People assume a low price tag means compromised quality. What they don't see is the investment in automated production testing that a company shipping 130 GW of gear needs. Sungrow's QA process is far more rigorous than a smaller boutique brand that tests every unit by hand. The reliability is baked into the process, not just the final inspection.

Rebutting the 'Cheap Chinese' Bias

I know what you're thinking. 'It's a cheaper alternative to SMA or Fronius, so it must cut corners.' I used to think that. In 2019, I lost a $1.5 million contract because we spec'd a premium European brand that couldn't get us the units for 10 weeks. The client went with a competitor using a different budget brand, which had a massive field failure rate.

But here's what I've learned: The 'cheap Chinese' label is a surface-level assumption. The reality is that companies like Sungrow invested heavily in reliability engineering to compete. They had to. If their inverters failed at a high rate, they would have been destroyed by warranty costs and reputation in a saturated market. Their reliability is a competitive necessity, not a happy accident.

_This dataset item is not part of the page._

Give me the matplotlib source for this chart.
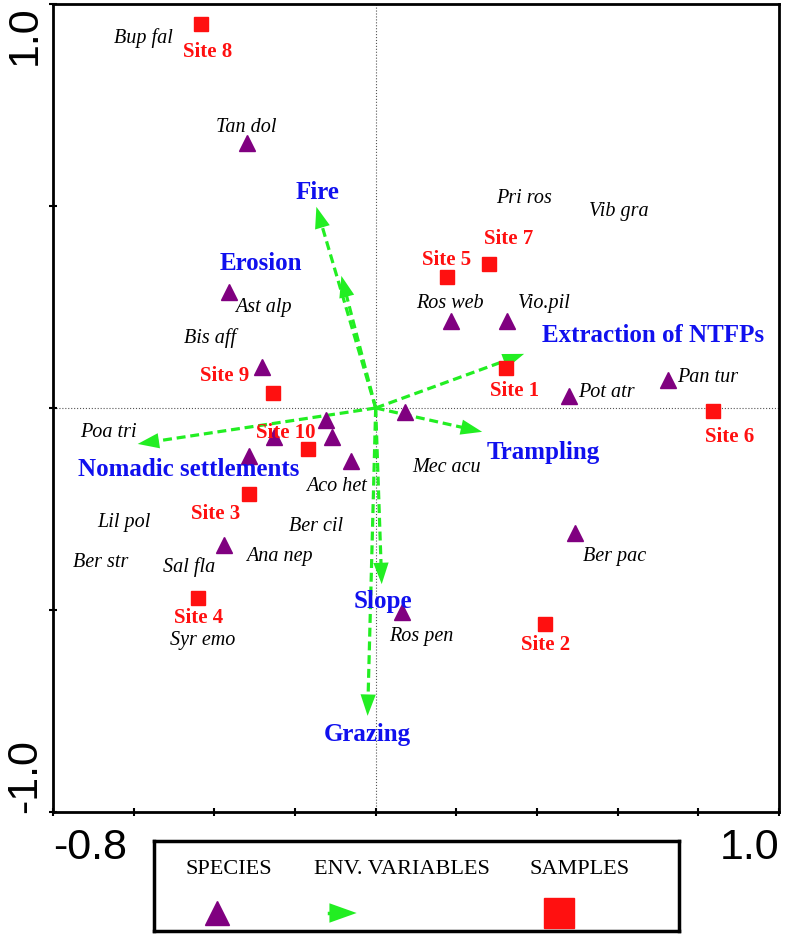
import numpy as np
import matplotlib
matplotlib.use('Agg')
import matplotlib.pyplot as plt

plt.rcParams['font.family'] = ['Liberation Serif', 'DejaVu Serif']

# sample scores (red squares)
site_names = ['Site 1', 'Site 2', 'Site 3', 'Site 4', 'Site 5',
              'Site 6', 'Site 7', 'Site 8', 'Site 9', 'Site 10']
site_x = [0.323, 0.420, -0.313, -0.440, 0.177, 0.836, 0.281, -0.433, -0.254, -0.169]
site_y = [0.099, -0.535, -0.213, -0.470, 0.324, -0.007, 0.356, 0.950, 0.037, -0.101]

# species scores (purple triangles)
spec_x = [-0.318, -0.363, -0.281, 0.187, 0.326, 0.480, 0.724, 0.072,
          0.493, 0.065, -0.122, -0.109, -0.062, -0.313, -0.251, -0.376]
spec_y = [0.656, 0.287, 0.101, 0.215, 0.215, 0.030, 0.069, -0.010,
          -0.309, -0.505, -0.030, -0.072, -0.131, -0.119, -0.072, -0.339]

# species names as placed on the diagram
spec_names = ['Bup fal', 'Tan dol', 'Pri ros', 'Vib gra', 'Ast alp', 'Ros web', 'Vio.pil',
              'Bis aff', 'Pan tur', 'Pot atr', 'Poa tri', 'Mec acu', 'Aco het', 'Lil pol',
              'Ber cil', 'Ber str', 'Sal fla', 'Ana nep', 'Ber pac', 'Ros pen', 'Syr emo']
spec_lab_x = [-0.575, -0.321, 0.368, 0.602, -0.279, 0.184, 0.418,
              -0.410, 0.823, 0.572, -0.662, 0.176, -0.097, -0.624,
              -0.147, -0.682, -0.463, -0.239, 0.592, 0.114, -0.428]
spec_lab_y = [0.918, 0.698, 0.522, 0.488, 0.250, 0.260, 0.260,
              0.176, 0.079, 0.042, -0.059, -0.146, -0.193, -0.280,
              -0.290, -0.381, -0.391, -0.366, -0.366, -0.562, -0.572]

# environmental variables (arrow tips)
env_names = ['Fire', 'Erosion', 'Extraction of NTFPs', 'Trampling',
             'Nomadic settlements', 'Slope', 'Grazing']
env_x = [-0.147, -0.085, 0.368, 0.264, -0.590, 0.015, -0.020]
env_y = [0.498, 0.327, 0.134, -0.059, -0.089, -0.436, -0.762]

x_ticks = [-0.8, -0.6, -0.4, -0.2, 0.0, 0.2, 0.4, 0.6, 0.8, 1.0]
x_tick_labels = ['-0.8', '', '', '', '', '', '', '', '', '1.0']
y_ticks = [-1.0, -0.5, 0.0, 0.5, 1.0]
y_tick_labels = ['-1.0', '', '', '', '1.0']

# label offsets in points
site_offsets = [(6, -16), (0, -14), (-24, -14), (0, -14), (0, 13),
                (12, -18), (14, 19), (5, -19), (-35, 13), (-16, 12)]
env_offsets = [(1, 11), (-58, 10), (93, 14), (44, -14), (37, -18), (1, -12), (0, -13)]

GREEN = '#22ee22'
PURPLE = '#800080'
RED = '#ff1010'
BLUE = '#1010ee'
HEAD = 'simple,head_length=0.7,head_width=0.5,tail_width=0.01'

fig = plt.figure(figsize=(7.87, 9.37), dpi=100)
ax = fig.add_axes([53 / 787, 1 - 813 / 937, 726 / 787, 808 / 937])

ax.axhline(0, color='#555555', lw=0.8, ls=':', zorder=1)
ax.axvline(0, color='#555555', lw=0.8, ls=':', zorder=1)

for x, y in zip(env_x, env_y):
    n = np.hypot(x, y)
    ux, uy = x / n, y / n
    # dashed shaft, stopping under the head
    ax.plot([0, x - 0.03 * ux], [0, y - 0.03 * uy], color=GREEN, lw=2.3,
            ls=(0, (2.8, 1.5)), zorder=3, solid_capstyle='butt')
    # solid filled head
    ax.annotate('', xy=(x, y), xytext=(x - 0.045 * ux, y - 0.045 * uy),
                arrowprops=dict(arrowstyle=HEAD, color=GREEN, lw=0,
                                shrinkA=0, shrinkB=0, mutation_scale=22),
                zorder=3)

ax.plot(spec_x, spec_y, ls='none', marker='^', ms=11, color=PURPLE, zorder=4)
ax.plot(site_x, site_y, ls='none', marker='s', ms=10.5, color=RED, zorder=4)

for name, x, y in zip(spec_names, spec_lab_x, spec_lab_y):
    ax.text(x, y, name, fontsize=14.5, style='italic', ha='center', va='center', zorder=5)

for name, x, y, off in zip(site_names, site_x, site_y, site_offsets):
    ax.annotate(name, xy=(x, y), xytext=off, textcoords='offset points',
                fontsize=15, fontweight='bold', color=RED, ha='center', va='center', zorder=5)

for name, x, y, off in zip(env_names, env_x, env_y, env_offsets):
    ax.annotate(name, xy=(x, y), xytext=off, textcoords='offset points',
                fontsize=18, fontweight='bold', color=BLUE, ha='center', va='center', zorder=5)

ax.set_xlim(-0.8, 1.0)
ax.set_ylim(-1.0, 1.0)
ax.set_xticks(x_ticks)
ax.set_xticklabels(x_tick_labels)
ax.set_yticks(y_ticks)
ax.set_yticklabels(y_tick_labels, rotation=90)
ax.tick_params(direction='inout', length=6, width=1.5, labelsize=31)
ax.tick_params(axis='x', pad=8)
ax.tick_params(axis='y', pad=3)
for lab in ax.get_xticklabels() + ax.get_yticklabels():
    lab.set_family(['Liberation Sans', 'DejaVu Sans'])
xl = ax.get_xticklabels()
xl[0].set_ha('left')
xl[-1].set_ha('right')
yl = ax.get_yticklabels()
yl[0].set_va('bottom')
yl[-1].set_va('top')
for s in ax.spines.values():
    s.set_linewidth(2)

# legend box
lg = fig.add_axes([154 / 787, 1 - 932 / 937, 525 / 787, 90 / 937])
lg.set_xlim(0, 1)
lg.set_ylim(0, 1)
lg.set_xticks([])
lg.set_yticks([])
for s in lg.spines.values():
    s.set_linewidth(2.5)
lg.text(0.143, 0.69, 'SPECIES', fontsize=16, ha='center', va='center')
lg.text(0.472, 0.69, 'ENV. VARIABLES', fontsize=16, ha='center', va='center')
lg.text(0.81, 0.69, 'SAMPLES', fontsize=16, ha='center', va='center')
lg.plot([0.12], [0.2], marker='^', ms=17, color=PURPLE, ls='none')
lg.plot([0.333, 0.36], [0.2, 0.2], color=GREEN, lw=2.5)
lg.annotate('', xy=(0.386, 0.2), xytext=(0.35, 0.2),
            arrowprops=dict(arrowstyle=HEAD, color=GREEN, lw=0,
                            shrinkA=0, shrinkB=0, mutation_scale=28))
lg.plot([0.771], [0.2], marker='s', ms=21, color=RED, ls='none')

fig.savefig('out.png', dpi=100)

My experience is based on about 200 mid-range commercial projects. If you're working on a 'mission-critical' 50MW solar farm with zero tolerance for downtime, your requirements are different. You might need a service contract with a guaranteed 4-hour response time that only a premium brand can offer. But for the bulk of the C&I market—warehouses, offices, schools—Sungrow is a workhorse.

The Verdict: Best for Predictable Projects with Strong Local Partners

I recommend Sungrow for project owners who have a competent EPC partner that can handle grid commissioning nuances. If you're buying the inverter and installing it yourself with a general contractor who's never done solar, you might run into problems that have nothing to do with the inverter's quality.

For the 80% of commercial solar projects that are straightforward installations on a standard utility grid with a good installer, Sungrow is one of the best value propositions in the market. The reliability is proven by scale. The warranty is clear. The technology is robust.

If you're dealing with an unstable grid, extreme microclimates, or need next-day white-glove service, you're in the 20% where you might want to pay a premium for a different ecosystem. But don't confuse 'not best for everyone' with 'not good enough.'

This pricing and market assessment was accurate as of Q1 2025. The solar market changes fast, so verify current lead times and local service coverage before committing.